De volta ao Brasil, mesmo obtidas as três patentes norte-americanas (transmissor de ondas, telégrafo sem fio e telefone sem fio), não consegue o apoio das autoridades e abandona seus estudos na área das telecomunicações. Dedica-se mais à Igreja, ao estudo do espiritismo e dos fenômenos ligados à energia que circunda os corpos vivos, à qual intitulou "perianto" e que hoje recebe o nome de bioeletrografia.

Padre Landell já é reconhecido por seu trabalho em outros países, como Alemanha e Estados Unidos. No Brasil, o apoio de radioamadores e jornalistas vem dando novo fôlego ao estudo e divulgação de sua obra. Ele foi pioneiro - há provas disso - no que se refere ao desenvolvimento da radiotelefonia, ou o princípio básico do rádio como conhecemos hoje. Construiu o telégrafo sem fio, capaz de transmitir código Morse a longas distâncias. Desenvolveu também projetos de transmissão da imagem à distância, 20 anos antes de a televisão ser lançada.

Seu mérito é inegável. As pesquisas atuais propõem o reconhecimento de seu nome entre tantos outros cientistas que atuaram diretamente na história das telecomunicações.

3 comentários:

Unknown disse...

Prezado Rafael

Parabéns pelo seu trabalho e pelo prêmio conquistado.
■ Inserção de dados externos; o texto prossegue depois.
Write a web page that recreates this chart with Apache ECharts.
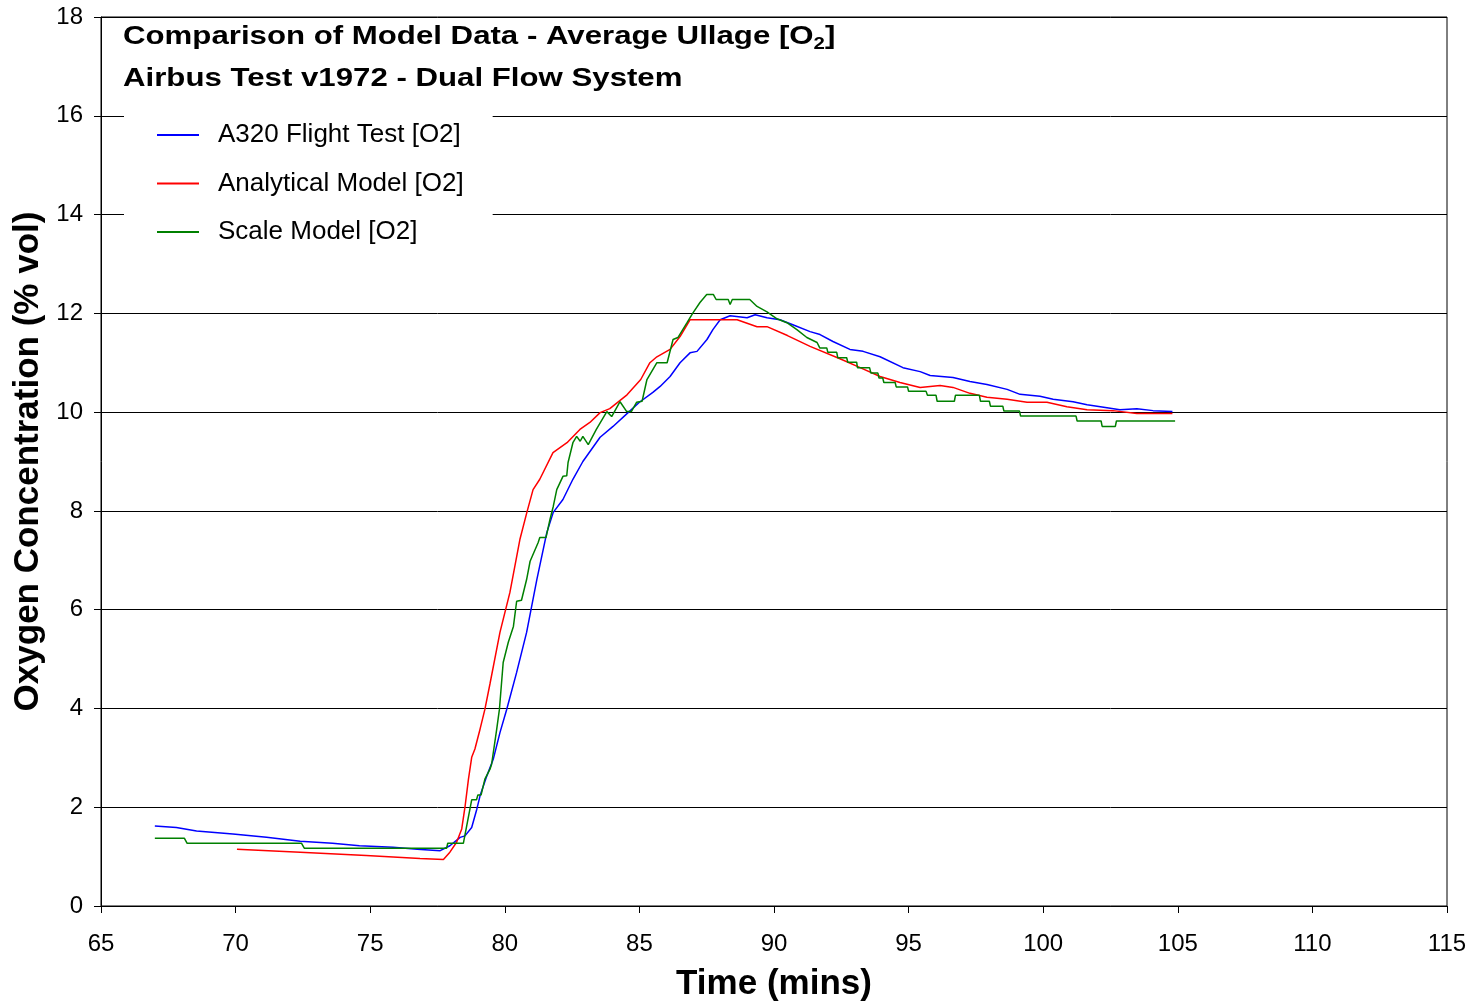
<!DOCTYPE html>
<html>
<head>
<meta charset="utf-8">
<script src="https://cdn.jsdelivr.net/npm/echarts@6/dist/echarts.min.js"></script>
<style>
html,body{margin:0;padding:0;background:#fff;}
#chart{width:1476px;height:1007px;}
</style>
</head>
<body>
<div id="chart"></div>
<script>
// ---- Data ----
const seriesNames = ['A320 Flight Test [O2]', 'Analytical Model [O2]', 'Scale Model [O2]'];

const flightTime = [67.0,67.8,68.55,69.9,71.15,72.4,73.6,74.6,75.85,76.75,77.6,77.96,78.34,78.52,78.77,78.96,79.08,79.33,79.57,79.82,80.07,80.44,80.81,81.19,81.56,81.8,82.16,82.53,82.9,83.54,84.02,84.6,85.0,85.5,85.77,86.14,86.51,86.88,87.14,87.51,87.73,88.0,88.37,89.0,89.3,89.74,90.22,90.7,91.34,91.71,92.19,92.82,93.31,93.94,94.79,95.43,95.8,96.65,97.28,97.91,98.66,99.14,99.88,100.37,101.11,101.63,102.37,102.85,103.48,104.08,104.8];
const flightO2 = [1.62,1.59,1.52,1.46,1.39,1.31,1.27,1.22,1.19,1.15,1.12,1.22,1.39,1.42,1.59,1.96,2.23,2.63,2.97,3.51,3.98,4.73,5.54,6.61,7.56,7.97,8.23,8.64,9.0,9.49,9.71,10.0,10.2,10.4,10.52,10.72,11.0,11.2,11.23,11.47,11.67,11.87,11.95,11.91,11.97,11.91,11.87,11.77,11.63,11.57,11.43,11.27,11.23,11.12,10.9,10.82,10.74,10.7,10.62,10.56,10.46,10.36,10.32,10.26,10.21,10.15,10.09,10.05,10.07,10.03,10.01];

const analyticalTime = [70.05,72.4,74.85,76.85,77.72,77.96,78.21,78.4,78.52,78.65,78.77,78.89,79.08,79.26,79.45,79.82,80.19,80.56,80.82,81.05,81.3,81.79,82.31,82.79,83.16,83.54,83.9,84.54,85.05,85.39,85.65,86.14,86.51,86.88,88.63,89.0,89.37,89.74,90.5,91.34,92.45,93.2,93.94,94.68,95.43,96.17,96.65,97.28,97.91,98.66,99.4,100.14,100.88,101.63,102.59,103.48,104.8];
const analyticalO2 = [1.15,1.09,1.02,0.96,0.94,1.09,1.29,1.56,2.0,2.57,3.01,3.18,3.58,3.98,4.5,5.54,6.35,7.42,7.97,8.43,8.64,9.18,9.38,9.65,9.79,9.99,10.07,10.35,10.66,11.0,11.12,11.27,11.53,11.87,11.87,11.8,11.73,11.73,11.55,11.33,11.08,10.9,10.72,10.6,10.5,10.54,10.5,10.38,10.3,10.26,10.2,10.2,10.11,10.05,10.03,9.97,9.97];

const scaleTime = [67.0,68.1,68.2,72.45,72.55,77.84,77.88,78.46,78.77,78.95,79.0,79.12,79.26,79.45,79.51,79.7,79.8,79.94,80.13,80.32,80.44,80.62,80.81,80.94,81.24,81.3,81.53,81.68,81.8,81.93,82.16,82.3,82.35,82.53,82.67,82.8,82.9,83.1,83.4,83.79,83.97,84.28,84.53,84.7,84.9,85.1,85.28,85.65,86.03,86.25,86.43,86.77,86.99,87.25,87.5,87.75,87.85,88.3,88.37,88.45,89.1,89.37,89.74,90.11,90.48,90.85,91.22,91.6,91.7,91.96,92.0,92.33,92.37,92.7,92.74,93.07,93.1,93.55,93.6,93.86,93.9,94.04,94.08,94.5,94.54,94.96,95.0,95.65,95.7,96.02,96.06,96.7,96.74,97.63,97.67,98.0,98.04,98.5,98.54,99.12,99.16,101.22,101.26,102.15,102.19,102.68,102.72,104.9];
const scaleO2 = [1.37,1.37,1.27,1.27,1.17,1.17,1.27,1.27,2.15,2.15,2.25,2.25,2.57,2.77,2.87,3.58,3.98,4.93,5.34,5.66,6.17,6.19,6.61,6.98,7.36,7.46,7.46,7.83,8.09,8.43,8.7,8.71,8.98,9.38,9.51,9.41,9.51,9.34,9.65,10.01,9.91,10.21,10.01,10.01,10.2,10.22,10.66,11.0,11.0,11.47,11.51,11.81,12.01,12.22,12.38,12.38,12.28,12.28,12.18,12.28,12.28,12.14,12.03,11.89,11.81,11.67,11.51,11.41,11.3,11.3,11.21,11.21,11.1,11.1,11.01,11.01,10.9,10.9,10.79,10.79,10.69,10.69,10.6,10.6,10.51,10.51,10.42,10.42,10.34,10.34,10.22,10.22,10.34,10.34,10.22,10.22,10.12,10.12,10.02,10.02,9.92,9.92,9.82,9.82,9.71,9.71,9.82,9.82];

const xTicks = {min: 65, max: 115, step: 5};
const yTicks = {min: 0, max: 18, step: 2};

const titleLine1 = 'Comparison of Model Data - Average Ullage [O{sub|2}]';
const titleLine2 = 'Airbus Test v1972 - Dual Flow System';
const xTitle = 'Time (mins)';
const yTitle = 'Oxygen Concentration (% vol)';

// ---- Build ----
function zip(a, b) { return a.map((v, i) => [v, b[i]]); }
const FONT = '"Liberation Sans", Arial, sans-serif';

function titleText(txt, y) {
  return {
    type: 'text', x: 123, y: y, scaleX: 1.2, z: 10,
    style: {
      text: txt, fontFamily: FONT, fontSize: 26, fontWeight: 'bold', fill: '#000',
      align: 'left', verticalAlign: 'middle',
      rich: {
        sub: {fontFamily: FONT, fontSize: 17, fontWeight: 'bold', fill: '#000', verticalAlign: 'bottom', padding: [14, 0, 0, 0]}
      }
    }
  };
}

const chart = echarts.init(document.getElementById('chart'), null, {renderer: 'canvas'});
chart.setOption({
  animation: false,
  backgroundColor: '#fff',
  textStyle: {fontFamily: FONT},
  graphic: [titleText(titleLine1, 37), titleText(titleLine2, 79)],
  legend: {
    orient: 'vertical',
    left: 124, top: 107,
    padding: [15, 29, 20, 33],
    backgroundColor: '#fff',
    icon: 'rect',
    itemWidth: 42, itemHeight: 2, itemGap: 22.5,
    data: seriesNames,
    textStyle: {fontFamily: FONT, fontSize: 26, color: '#000', padding: [0, 0, 0, 14]}
  },
  grid: {
    left: 101, right: 29, top: 17, bottom: 98,
    show: true, borderColor: '#000', borderWidth: 1, backgroundColor: 'transparent'
  },
  xAxis: {
    type: 'value', min: xTicks.min, max: xTicks.max, interval: xTicks.step,
    name: xTitle, nameLocation: 'middle', nameGap: 61,
    nameTextStyle: {fontFamily: FONT, fontSize: 35, fontWeight: 'bold', color: '#000'},
    axisLine: {show: true, onZero: false, lineStyle: {color: '#000', width: 1}},
    axisTick: {show: true, inside: false, length: 7, lineStyle: {color: '#000'}},
    axisLabel: {fontFamily: FONT, fontSize: 24, color: '#000', margin: 26},
    splitLine: {show: false}
  },
  yAxis: {
    type: 'value', min: yTicks.min, max: yTicks.max, interval: yTicks.step,
    name: yTitle, nameLocation: 'middle', nameGap: 54,
    nameTextStyle: {fontFamily: FONT, fontSize: 35, fontWeight: 'bold', color: '#000'},
    axisLine: {show: true, lineStyle: {color: '#000', width: 1}},
    axisTick: {show: true, inside: false, length: 7, lineStyle: {color: '#000'}},
    axisLabel: {fontFamily: FONT, fontSize: 24, color: '#000', margin: 18},
    splitLine: {show: true, lineStyle: {color: '#000', width: 1}}
  },
  series: [
    {name: seriesNames[0], type: 'line', data: zip(flightTime, flightO2), symbol: 'none', lineStyle: {color: '#0000ff', width: 1.5}, itemStyle: {color: '#0000ff'}, z: 3},
    {name: seriesNames[1], type: 'line', data: zip(analyticalTime, analyticalO2), symbol: 'none', lineStyle: {color: '#ff0000', width: 1.5}, itemStyle: {color: '#ff0000'}, z: 4},
    {name: seriesNames[2], type: 'line', data: zip(scaleTime, scaleO2), symbol: 'none', lineStyle: {color: '#008000', width: 1.5}, itemStyle: {color: '#008000'}, z: 5}
  ]
});
</script>
</body>
</html>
Percebemos que as sementes deixadas em solo fértil por
todos aqueles nos antecederam no passado, continuam
ainda a germinar e a produzir bons frutos, como é o
caso de seu mais recente trabalho.

Tenho como certo que outros se juntarão em número cada
vez maior no trabaho de divulgação da obra de Landell,
apesar de encontrar aqui e acolá algumas resistências
exatamente de onde não deveriam vir.

Um grande abraço e sucesso sempre em sua carreira
profissional.

Luiz Netto

Unknown disse...

Não entendi o porquê de haver colocado a palavra inventou entre aspas. Não consegui compreender a ironia. Por favor, explique.

Rafael Cogo disse...

Maribondo, o termo entre aspas não significa uso de ironia. A partir das entrevistas que compõem o documentário, é possível perceber que em cada ponto do mundo, havia cientistas que se dedicaram aos estudos da radiotelegrafia e radiotelefonia. A cada um coube escrever um capítulo da história da invenção do rádio como conhecemos hoje.

Nesse caso, portanto, o emprego das aspas reafirma que padre Landell é um dos inventores do rádio, mas não está sozinho, pois outros também se dedicaram a essas descobertas.